Created attachment 117192 [details] net dump log from kernel panic
As mentioned previously, when the system is running in interleave mode (no cpu local memory) the kernel doesn't panic. However, the hugepage allocations do behave strangely. When the query is started the number of hugepages free as reported by /proc/meminfo drops down to around 0, then bounces back up, then drops back down, etc. I counted at least two instances where the free hugepages bounced back up, but there could have been more. It eventually stops at a constant non-zero value. When the system is running in non-interleave mode (cpu local memory), the initial drop to 0 of hugepages free is where the kernel panics. There is no bounce back up.
We have now had similar panics happen when the system is configured with hardware memory interleave on. So that setting does not alleviate the problem as I previously reported.
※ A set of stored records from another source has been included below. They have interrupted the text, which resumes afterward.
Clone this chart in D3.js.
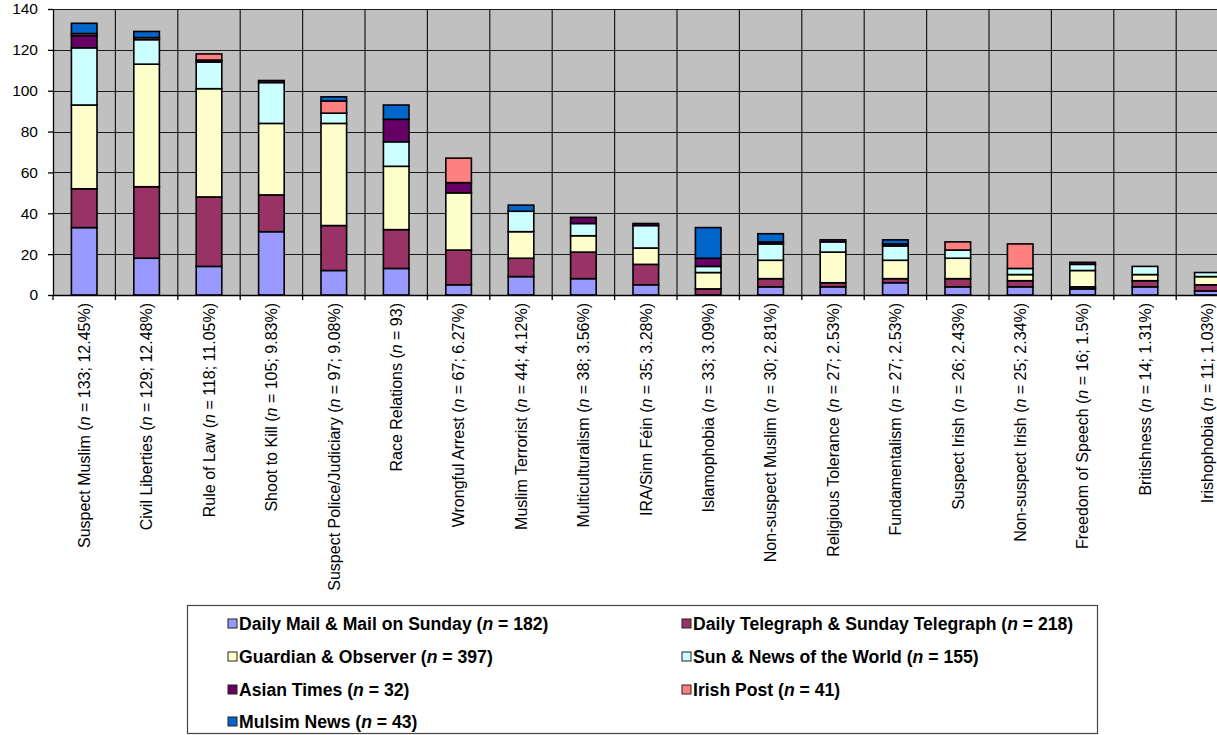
<!DOCTYPE html>
<html>
<head>
<meta charset="utf-8">
<script src="https://cdn.jsdelivr.net/npm/d3@7"></script>
<style>
  html, body { margin: 0; padding: 0; background: #ffffff; }
  svg { display: block; }
</style>
</head>
<body>
<svg id="chart" width="1217" height="735"></svg>
<script>
// Frame categories, in order of frequency
const categories = [
  "Suspect Muslim", "Civil Liberties", "Rule of Law", "Shoot to Kill",
  "Suspect Police/Judiciary", "Race Relations", "Wrongful Arrest",
  "Muslim Terrorist", "Multiculturalism", "IRA/Sinn Féin", "Islamophobia",
  "Non-suspect Muslim", "Religious Tolerance", "Fundamentalism",
  "Suspect Irish", "Non-suspect Irish", "Freedom of Speech",
  "Britishness", "Irishophobia"
];
const categoryCounts = [133, 129, 118, 105, 97, 93, 67, 44, 38, 35, 33, 30, 27, 27, 26, 25, 16, 14, 11];
const categoryShares = ["12.45%", "12.48%", "11.05%", "9.83%", "9.08%", null, "6.27%", "4.12%",
  "3.56%", "3.28%", "3.09%", "2.81%", "2.53%", "2.53%", "2.43%", "2.34%", "1.5%", "1.31%", "1.03%"];

// Articles per frame, by newspaper group
const dailyMail      = [33, 18, 14, 31, 12, 13,  5,  9,  8,  5,  0, 4,  4, 6,  4,  4, 3, 4, 2];
const telegraph      = [19, 35, 34, 18, 22, 19, 17,  9, 13, 10,  3, 4,  2, 2,  4,  3, 1, 3, 3];
const guardian       = [41, 60, 53, 35, 50, 31, 28, 13,  8,  8,  8, 9, 15, 9, 10,  3, 8, 3, 4];
const sunNews        = [28, 12, 13, 20,  5, 12,  0, 10,  6, 11,  3, 8,  5, 7,  4,  3, 3, 4, 2];
const asianTimes     = [ 6,  0,  1,  1,  0, 11,  5,  0,  3,  1,  4, 1,  1, 1,  0,  0, 1, 0, 0];
const irishPost      = [ 1,  1,  3,  0,  6,  0, 12,  0,  0,  0,  0, 0,  0, 0,  4, 12, 0, 0, 0];
const muslimNews     = [ 5,  3,  0,  0,  2,  7,  0,  3,  0,  0, 15, 4,  0, 2,  0,  0, 0, 0, 0];

const seriesNames = [
  "Daily Mail & Mail on Sunday", "Daily Telegraph & Sunday Telegraph",
  "Guardian & Observer", "Sun & News of the World",
  "Asian Times", "Irish Post", "Mulsim News"
];
const seriesTotals = [182, 218, 397, 155, 32, 41, 43];
const seriesColors = ["#9999FF", "#993366", "#FFFFCC", "#CCFFFF", "#660066", "#FF8080", "#0066CC"];
const seriesValues = [dailyMail, telegraph, guardian, sunNews, asianTimes, irishPost, muslimNews];

const yTicks = [0, 20, 40, 60, 80, 100, 120, 140];

// Table of rows for the stack layout
const keys = seriesNames;
const rows = categories.map((c, i) => {
  const r = { category: c };
  keys.forEach((k, j) => { r[k] = seriesValues[j][i]; });
  return r;
});

const svg = d3.select("#chart");
const plot = { left: 53, top: 9, bottom: 295, step: 62.4 };
plot.right = plot.left + plot.step * categories.length;

const x = d3.scaleBand()
  .domain(categories)
  .range([plot.left, plot.right])
  .paddingInner(0.59)
  .paddingOuter(0.295);

const y = d3.scaleLinear().domain([0, 140]).range([plot.bottom, plot.top]);

// Plot background
svg.append("rect")
  .attr("x", plot.left).attr("y", plot.top)
  .attr("width", plot.right - plot.left).attr("height", plot.bottom - plot.top)
  .attr("fill", "#C0C0C0");

// Horizontal gridlines
svg.append("g").selectAll("line").data(yTicks.filter(t => t > 0)).join("line")
  .attr("x1", plot.left).attr("x2", plot.right)
  .attr("y1", d => Math.round(y(d)) + 0.5).attr("y2", d => Math.round(y(d)) + 0.5)
  .attr("stroke", "#1a1a1a").attr("stroke-width", 1.2);

// Vertical gridlines at category boundaries
const boundaries = d3.range(1, categories.length + 1).map(i => plot.left + i * x.step());
svg.append("g").selectAll("line").data(boundaries).join("line")
  .attr("x1", d => d).attr("x2", d => d)
  .attr("y1", plot.top).attr("y2", plot.bottom)
  .attr("stroke", "#1a1a1a").attr("stroke-width", 1.2);

// Stacked bars
const stacked = d3.stack().keys(keys)(rows);
svg.append("g").selectAll("g").data(stacked).join("g")
  .attr("fill", (d, i) => seriesColors[i])
  .selectAll("rect").data(d => d.filter(s => s[1] - s[0] > 0)).join("rect")
  .attr("x", d => x(d.data.category))
  .attr("width", x.bandwidth())
  .attr("y", d => y(d[1]))
  .attr("height", d => y(d[0]) - y(d[1]))
  .attr("stroke", "#000")
  .attr("stroke-width", 1.6);

// Y axis
const yAxis = svg.append("g")
  .attr("transform", `translate(${plot.left},0)`)
  .call(d3.axisLeft(y).tickValues(yTicks).tickSize(5).tickPadding(10).tickSizeOuter(0));
yAxis.select(".domain").attr("stroke", "#000").attr("stroke-width", 1.3);
yAxis.selectAll(".tick line").attr("stroke", "#000").attr("stroke-width", 1.3);
yAxis.selectAll(".tick text")
  .attr("font-family", "Arial, 'Liberation Sans', sans-serif")
  .attr("font-size", 15.5).attr("fill", "#000");

// X axis with labels
const xAxis = svg.append("g")
  .attr("transform", `translate(0,${plot.bottom})`)
  .call(d3.axisBottom(x).tickSize(0).tickSizeOuter(0));
xAxis.select(".domain").attr("stroke", "#000").attr("stroke-width", 1.3);
xAxis.selectAll(".tick text").remove();
xAxis.selectAll(".tick").each(function (d, i) {
  const t = d3.select(this).append("text")
    .attr("transform", "rotate(-90)")
    .attr("x", -8).attr("y", 0).attr("dy", "0.36em")
    .attr("text-anchor", "end")
    .attr("font-family", "Arial, 'Liberation Sans', sans-serif")
    .attr("font-size", 16).attr("fill", "#000");
  t.append("tspan").text(d + " (");
  t.append("tspan").attr("font-style", "italic").text("n");
  const tail = categoryShares[i] ? ` = ${categoryCounts[i]}; ${categoryShares[i]})` : ` = ${categoryCounts[i]})`;
  t.append("tspan").text(tail);
});
svg.append("g").selectAll("line").data([plot.left, ...boundaries]).join("line")
  .attr("x1", d => d).attr("x2", d => d)
  .attr("y1", plot.bottom).attr("y2", plot.bottom + 5)
  .attr("stroke", "#000").attr("stroke-width", 1.3);

// Legend
const legend = svg.append("g");
legend.append("rect")
  .attr("x", 187.5).attr("y", 605.5).attr("width", 910).attr("height", 128)
  .attr("fill", "#fff").attr("stroke", "#444").attr("stroke-width", 1.2);
const colX = [228, 682];
const rowY = [624, 657, 690, 722];
seriesNames.forEach((name, i) => {
  const cx = colX[i % 2], cy = rowY[Math.floor(i / 2)];
  legend.append("rect")
    .attr("x", cx).attr("y", cy - 5).attr("width", 9).attr("height", 9)
    .attr("fill", seriesColors[i]).attr("stroke", "#222").attr("stroke-width", 1);
  const t = legend.append("text")
    .attr("x", cx + 11).attr("y", cy).attr("dy", "0.36em")
    .attr("font-family", "Arial, 'Liberation Sans', sans-serif")
    .attr("font-weight", "bold").attr("font-size", 17.6).attr("fill", "#000");
  t.append("tspan").text(name + " (");
  t.append("tspan").attr("font-style", "italic").text("n");
  t.append("tspan").text(` = ${seriesTotals[i]})`);
});
</script>
</body>
</html>
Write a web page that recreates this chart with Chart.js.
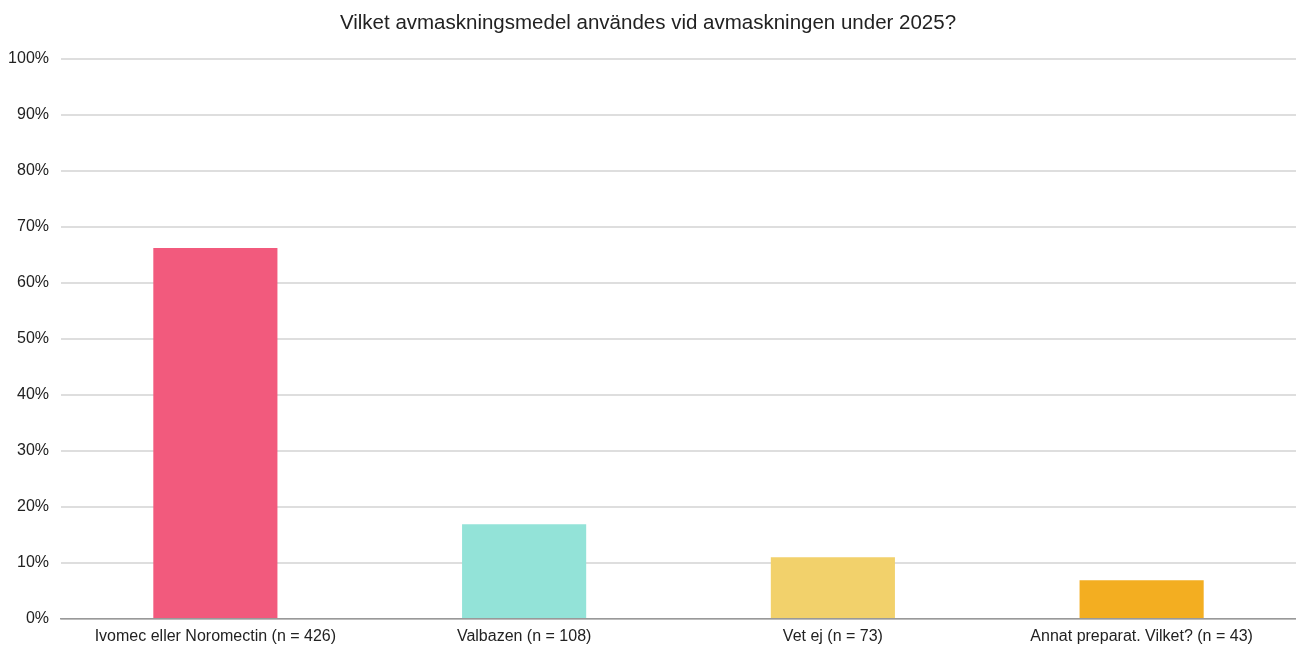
<!DOCTYPE html>
<html>
<head>
<meta charset="utf-8">
<script src="https://cdn.jsdelivr.net/npm/chart.js@4.4.0/dist/chart.umd.min.js"></script>
<style>
  html, body { margin: 0; padding: 0; background: #fff; }
  #wrap { width: 1296px; height: 653px; position: relative; }
</style>
</head>
<body>
<div id="wrap"><canvas id="avmaskChart"></canvas></div>
<script>
// Andel svar per avmaskningsmedel (procent)
const categories = [
    'Ivomec eller Noromectin (n = 426)',
    'Valbazen (n = 108)',
    'Vet ej (n = 73)',
    'Annat preparat. Vilket? (n = 43)'
];
const shares = [66.2, 16.9, 11.0, 6.9];
const barColors = ['#f25a7d', '#93e3d8', '#f2d16b', '#f3ae21'];
const yTicks = [0, 10, 20, 30, 40, 50, 60, 70, 80, 90, 100];

const fontFamily = '"Liberation Sans Narrow", "Arial Narrow", "Liberation Sans", Arial, sans-serif';

const ctx = document.getElementById('avmaskChart').getContext('2d');
new Chart(ctx, {
    type: 'bar',
    data: {
        labels: categories,
        datasets: [{
            data: shares,
            backgroundColor: barColors,
            borderWidth: 0,
            barPercentage: 0.402,
            categoryPercentage: 1
        }]
    },
    options: {
        responsive: true,
        maintainAspectRatio: false,
        animation: false,
        layout: {
            padding: { left: 0, right: 0, top: 4, bottom: 0 }
        },
        plugins: {
            legend: { display: false },
            tooltip: { enabled: false },
            title: {
                display: true,
                text: 'Vilket avmaskningsmedel användes vid avmaskningen under 2025?',
                color: '#222',
                font: { family: fontFamily, size: 20.5, weight: 'normal' },
                padding: { top: 7, bottom: 23 }
            }
        },
        scales: {
            x: {
                grid: { display: false, drawTicks: false },
                border: { color: '#999', width: 1.5 },
                afterFit: scale => { scale.height = 34; },
                ticks: {
                    color: '#222',
                    padding: 8,
                    maxRotation: 0,
                    font: { family: fontFamily, size: 16 }
                }
            },
            y: {
                min: 0,
                max: 100,
                afterBuildTicks: axis => { axis.ticks = yTicks.map(v => ({ value: v })); },
                afterFit: scale => { scale.width = 61; },
                grid: { color: '#dedede', lineWidth: 2, drawTicks: false },
                border: { display: false },
                ticks: {
                    color: '#222',
                    padding: 12,
                    font: { family: fontFamily, size: 16 },
                    callback: v => v + '%'
                }
            }
        }
    }
});
</script>
</body>
</html>
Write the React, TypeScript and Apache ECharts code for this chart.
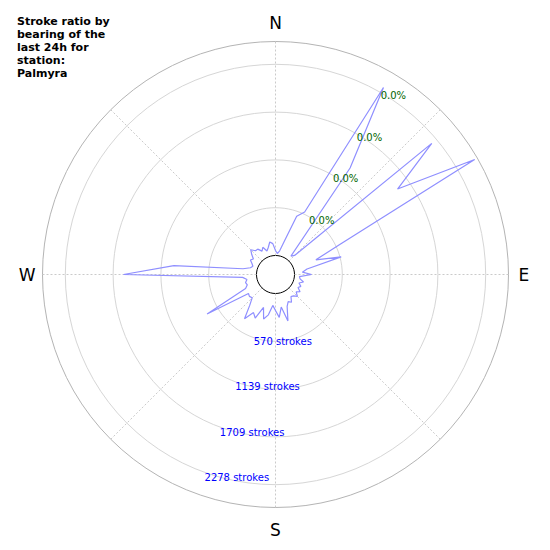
import { useEffect, useRef } from 'react';
import * as echarts from 'echarts';

// chart texts
const titleText = 'Stroke ratio by\nbearing of the\nlast 24h for\nstation:\nPalmyra';
const compassLabels: Record<number, string> = { 0: 'N', 90: 'E', 180: 'S', 270: 'W' };

// bearing bins (degrees, clockwise from north)
const bearings = [
  0, 5, 10, 15, 20, 25, 30, 35, 40, 45, 50, 55,
  60, 65, 70, 75, 80, 85, 90, 95, 100, 105, 110, 115,
  120, 125, 130, 135, 140, 145, 150, 155, 160, 165, 170, 175,
  180, 185, 190, 195, 200, 205, 210, 215, 220, 225, 230, 235,
  240, 245, 250, 255, 260, 265, 270, 275, 280, 285, 290, 295,
  300, 305, 310, 315, 320, 325, 330, 335, 340, 345, 350, 355,
];

// strokes per bin
const strokes = [
  60, 24, 60, 191, 512, 596, 2347, 1323, 60, 95, 2204, 1549,
  2514, 608, 286, 584, 155, 95, 203, 60, 71, 119, 71, 107,
  83, 131, 95, 143, 107, 95, 155, 131, 179, 346, 167, 286,
  203, 143, 262, 322, 191, 346, 298, 417, 250, 167, 179, 167,
  715, 167, 131, 143, 119, 167, 1585, 989, 167, 83, 60, 83,
  119, 95, 143, 191, 143, 143, 95, 131, 71, 107, 167, 143,
];

// radial rings
const ringValues = [569.5, 1139, 1708.5, 2278];
const ringPercents = ['0.0%', '0.0%', '0.0%', '0.0%'];
const radiusMax = 2550;
const ringStep = 569.5;

const compassStyle = { fontSize: 17, color: '#000', fontFamily: 'DejaVu Sans' };

export default function App() {
  const box = useRef<HTMLDivElement>(null);

  useEffect(() => {
    if (!box.current) return;
    const chart = echarts.init(box.current, null, { renderer: 'svg' });

    const outline = bearings.map((b, i) => [strokes[i], b]);
    outline.push([strokes[0], 360]);

    chart.setOption({
      animation: false,
      textStyle: { fontFamily: 'DejaVu Sans' },
      title: {
        text: titleText,
        left: 12,
        top: 10,
        textStyle: { fontSize: 11, fontWeight: 'bold', lineHeight: 13, color: '#000' },
      },
      polar: { center: [275.5, 274.5], radius: [19, 233] },
      angleAxis: {
        type: 'value',
        min: 0,
        max: 360,
        interval: 45,
        startAngle: 90,
        clockwise: true,
        axisLine: { show: false },
        axisTick: { show: false },
        axisLabel: {
          margin: 7,
          ...compassStyle,
          formatter: (v: number) => {
            const t = compassLabels[v];
            return t ? `{${t.toLowerCase()}|${t}}` : '';
          },
          rich: {
            n: { ...compassStyle, padding: [0, 0, 3, 0] },
            e: { ...compassStyle, padding: [0, 0, 0, 3] },
            s: { ...compassStyle, padding: [7, 0, 0, 0] },
            w: { ...compassStyle },
          },
        },
        splitLine: { lineStyle: { color: '#bdbdbd', type: [2, 2], width: 0.8 } },
      },
      radiusAxis: {
        type: 'value',
        min: 0,
        max: radiusMax,
        interval: ringStep,
        axisLine: { show: false },
        axisTick: { show: false },
        axisLabel: { show: false },
        splitLine: {
          show: true,
          lineStyle: {
            color: ['#000000', '#d6d6d6', '#d6d6d6', '#d6d6d6', '#d6d6d6', '#b4b4b4'],
            width: 1,
          },
        },
      },
      series: [
        {
          type: 'line',
          coordinateSystem: 'polar',
          data: outline,
          symbol: 'none',
          lineStyle: { color: '#8f8fff', width: 1.2 },
          z: 3,
        },
        {
          // stroke count labels
          type: 'scatter',
          coordinateSystem: 'polar',
          symbolSize: 0,
          itemStyle: { opacity: 1 },
          data: ringValues.map((v) => [v, 198.7]),
          label: {
            show: true,
            position: 'inside',
            offset: [28.7, 3.8],
            color: '#0000ff',
            fontSize: 10,
            formatter: (p: any) => `${Math.round(p.value[0])} strokes`,
          },
          z: 4,
        },
        {
          // ratio labels
          type: 'scatter',
          coordinateSystem: 'polar',
          symbolSize: 0,
          itemStyle: { opacity: 1 },
          data: ringValues.map((v) => [v, 30]),
          label: {
            show: true,
            position: 'inside',
            offset: [12.8, 3.4],
            color: '#006400',
            fontSize: 10,
            formatter: (p: any) => ringPercents[p.dataIndex],
          },
          z: 4,
        },
      ],
    });

    return () => chart.dispose();
  }, []);

  return (
    <div
      ref={box}
      style={{ position: 'fixed', left: 0, top: 0, width: 550, height: 550, background: '#fff' }}
    />
  );
}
The panic has also now occurred just bringing up DB2 before any queries have been started.
As this appears to be a fairly urgent support request, please either contact Red Hat's Technical Support line at 888-GO-REDHAT or file a web ticket at http://www.redhat.com/apps/support/. Bugzilla is not an official support channel, has no response guarantees, and may not route your issue to the correct area to assist you. Using the official support channels above will guarantee that your issue is handled appropriately and routed to the individual or group which can best assist you with this issue and will also allow Red Hat to track the issue, ensuring that any applicable bug fix is included in all releases and is not dropped from a future update or major release.
Andy, can you see if this still crashes with the RHEL4-U2 beta kernel? There were several dual core bugfixes in that update and it seems to be centeral to this bug. Thanks, Larry Woodman
Thank you for submitting this issue for consideration in Red Hat Enterprise Linux. The release for which you requested us to review is now End of Life. Please See https://access.redhat.com/support/policy/updates/errata/ If you would like Red Hat to re-consider your feature request for an active release, please re-open the request via appropriate support channels and provide additional supporting details about the importance of this issue.